Snapshots by Gloria Freeland - Aug. 29, 2002
"Candles in the wind"
The luminaries lining the stadium track glowed in the dark. The moon shone brightly overhead. Although there had been predictions for rain on Saturday, the night turned out to be perfect for Relay for Life, Manhattan's annual fund-raising event for the American Cancer Society.
One of the luminaries was for my Dad, who turned 83 earlier this week. Dad was diagnosed with prostate cancer six years ago this fall, and he is currently fighting what is probably a form of blood or bone cancer, among other ailments.
I feel helpless as I watch Dad get weaker and Mom get worn out from caring for him.
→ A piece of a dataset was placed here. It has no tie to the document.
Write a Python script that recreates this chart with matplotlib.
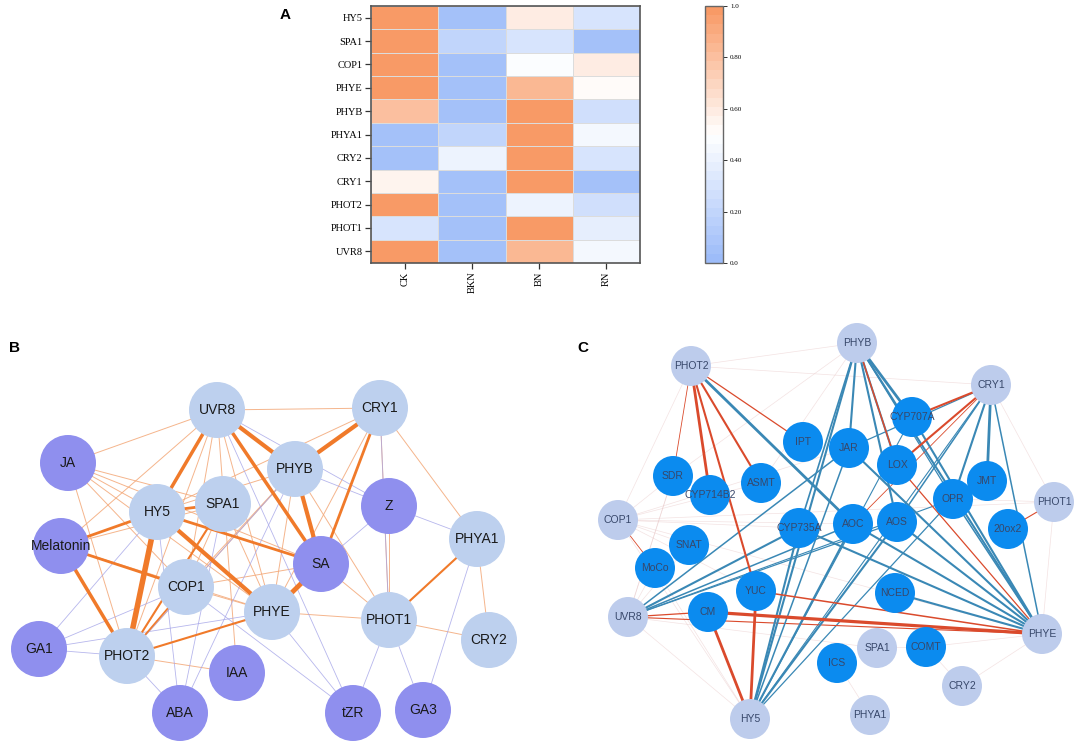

Mom insists that she is still able to take care of Dad's daily needs such as helping him get bathed and dressed, fixing his meals, administering his medications - including daily shots of insulin, and getting him to the bathroom. I sit with Dad when Mom goes out to do errands and I try to help in other ways, but it doesn't seem like enough.
I hate to admit it, but it scares and saddens me to see the ones who put Band-Aids on our scraped knees, enveloped us with love and protected us from life's troubles not able to protect themselves or the rest of us from the inevitable.
I tell myself that I should feel lucky that I've had my parents as long as I have - and I do feel lucky. Mom and Dad have had a good life. They have three children who love them dearly and grandchildren who adore them. They each have siblings with whom they maintain close contact. In their younger days, they traveled to the East and West coasts and many places in between. They even visited Costa Rica and Bolivia. They had rewarding careers - Mom in teaching and Dad in farming.
They instilled in us love of family, compassion for others and a belief that hard work and a good attitude go a long way in determining success.
So why do I feel so agitated, so sad lately? I guess it's human nature. When we have something good, we don't want to let it go.
It's like the luminaries around the track. Their light was so beautiful, so mesmerizing, so comforting that those of us in attendance didn't want them to go out.
Yet we realize that in the end, we are all "candles in the wind." What we can hope is that the light we provide while we are here will somehow illuminate the lives of those around us.